Torbaya sokulan rant
Yeni değişikliğe göre, kentsel dönüşüm için artık binaların ya da yerleşim bölgesinin "riskli" olup olmaması önemli değil. Bir bölgedeki konutların yüzde 65"inin imar yasasına aykırı olması ya da yapı ve iskan ruhsatının sonradan alınması gerekçe gösterilip, bölge kentsel dönüşüm alanı ilan edilebilecek. Bu tür bölgelerde konutu veya işyeri olan vatandaşlar, oturdukları binanın yıkılıp yıkılmayacağına üçte iki çoğunluğun oyuyla karar verecek.
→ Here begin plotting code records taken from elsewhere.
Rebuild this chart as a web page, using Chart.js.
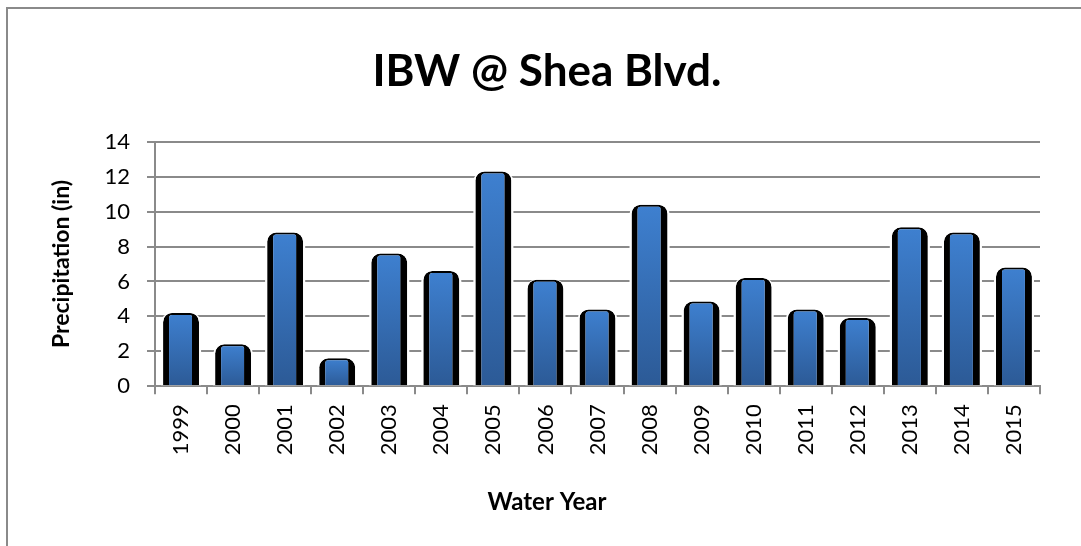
<!DOCTYPE html>
<html>
<head>
<meta charset="utf-8">
<title>IBW @ Shea Blvd.</title>
<script src="https://cdn.jsdelivr.net/npm/chart.js@4.4.1/dist/chart.umd.min.js"></script>
<style>
  html, body { margin: 0; padding: 0; background: #fff; overflow: hidden; }
  #frame {
    position: absolute; left: 6px; top: 7px;
    width: 2000px; height: 1000px;
    border: 2px solid #8a8a8a;
  }
  #wrap { position: absolute; left: 0; top: 0; width: 1081px; height: 546px; }
</style>
</head>
<body>
<div id="frame"></div>
<div id="wrap"><canvas id="chart"></canvas></div>
<script>
// water years and precipitation (in)
const years = ['1999', '2000', '2001', '2002', '2003', '2004', '2005', '2006', '2007',
               '2008', '2009', '2010', '2011', '2012', '2013', '2014', '2015'];
const precipitation = [4.2, 2.4, 8.8, 1.6, 7.6, 6.6, 12.3, 6.1, 4.4,
                       10.4, 4.85, 6.2, 4.4, 3.9, 9.1, 8.8, 6.8];
const yMin = 0;
const yMax = 14;
const yStep = 2;

const gridGray = '#8a8a8a';
const fontFamily = 'Lato, "Open Sans", sans-serif';

// light blue at the top of each bar, darker at the foot
function barGradient(context) {
  const chart = context.chart;
  const y = chart.scales.y;
  if (!chart.chartArea || !y) return '#3a78c4';
  const top = y.getPixelForValue(context.raw);
  const bottom = y.getPixelForValue(0);
  const g = chart.ctx.createLinearGradient(0, top, 0, bottom);
  g.addColorStop(0, '#3e80d0');
  g.addColorStop(1, '#2c5a96');
  return g;
}

const ctx = document.getElementById('chart');

new Chart(ctx, {
  type: 'bar',
  data: {
    labels: years,
    datasets: [{
      label: 'Precipitation (in)',
      data: precipitation,
      backgroundColor: barGradient,
      borderColor: '#000000',
      borderWidth: { left: 6, right: 7, top: 2, bottom: 0 },
      borderRadius: { topLeft: 9, topRight: 9, bottomLeft: 0, bottomRight: 0 },
      borderSkipped: 'start',
      barPercentage: 0.69,
      categoryPercentage: 1,
      grouped: false,
      order: 1
    }, {
      // thin white glow behind each bar, breaks the gridlines like the original
      label: '',
      data: precipitation,
      backgroundColor: '#ffffff',
      borderWidth: 0,
      borderRadius: { topLeft: 10, topRight: 10, bottomLeft: 0, bottomRight: 0 },
      barPercentage: 0.77,
      categoryPercentage: 1,
      grouped: false,
      order: 2
    }]
  },
  options: {
    responsive: true,
    maintainAspectRatio: false,
    animation: false,
    // uneven padding: the titles sit centred on the whole (cut off) chart box
    layout: { padding: { left: 54, right: 41, top: 0, bottom: 0 } },
    plugins: {
      legend: { display: false },
      tooltip: { enabled: false },
      title: {
        display: true,
        text: 'IBW @ Shea Blvd.',
        color: '#000000',
        font: { family: fontFamily, size: 44, weight: 'bold', lineHeight: 1.2 },
        padding: { top: 45, bottom: 44 }
      },
      subtitle: {
        display: true,
        position: 'bottom',
        text: 'Water Year',
        color: '#000000',
        font: { family: fontFamily, size: 24, weight: 'bold', lineHeight: 1.2 },
        padding: { top: 10, bottom: 29 }
      }
    },
    scales: {
      x: {
        grid: {
          display: true,
          drawOnChartArea: false,
          drawTicks: true,
          tickLength: 8,
          offset: true,
          color: gridGray,
          lineWidth: 2
        },
        border: { display: true, color: gridGray, width: 2 },
        ticks: {
          autoSkip: false,
          maxRotation: 90,
          minRotation: 90,
          padding: 10,
          color: '#000000',
          font: { family: fontFamily, size: 22 }
        },
        afterFit: (scale) => { scale.height = 92; }
      },
      y: {
        min: yMin,
        max: yMax,
        ticks: {
          stepSize: yStep,
          padding: 17,
          color: '#000000',
          font: { family: fontFamily, size: 22 }
        },
        grid: {
          color: gridGray,
          lineWidth: 2,
          drawTicks: true,
          tickLength: 8
        },
        border: { display: true, color: gridGray, width: 2 },
        title: {
          display: true,
          text: 'Precipitation (in)',
          color: '#000000',
          font: { family: fontFamily, size: 23, weight: 'bold', lineHeight: 1.2 },
          padding: { top: -6, bottom: 0 }
        },
        afterFit: (scale) => { scale.width = 101; }
      }
    }
  }
});
</script>
</body>
</html>
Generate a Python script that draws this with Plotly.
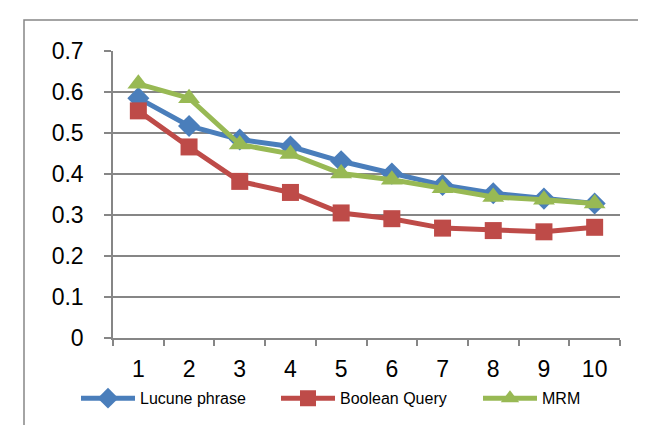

Hak sahiplerinden üçte biri yıkıma itiraz ederse, çoğunluğu oluşturan daire sahipleri, azınlıkta kalanların haklarını rayiç bedel üzerinden satın alabilecek. Daire sahiplerinin parası yetmezse Çevre ve Şehircilik Bakanlığı bu konutları kamulaştırıp uygun gördüğünü TOKİ'ye devredecek. Böylece TOKİ, milyonlarca apartmana 'arsa ortağı' olarak girecek. Rezalet diz boyu...
Adil çözüm
İzmir'de ise Büyükşehir Belediyesi, nisan ayında, Uzundere bölgesinde 280 konut ile 30 kadar işyerini kapsayan bir dönüşüm projesini ihale edecek. Yapılacak binaların tasarımı daha önce tamamlanmıştı. Umarız İzmirli yükleniciler sağlam bir birliktelik oluşturup bu ihaleyi kazanır. Ortaya, Uzundere"nin merkezinde, ana yola yakın, yeşil alanlar, eğitim merkezi gibi sosyal donatıları içeren, tipik bir mahalle yaşamını sergileyen, örnek bir proje çıkacak.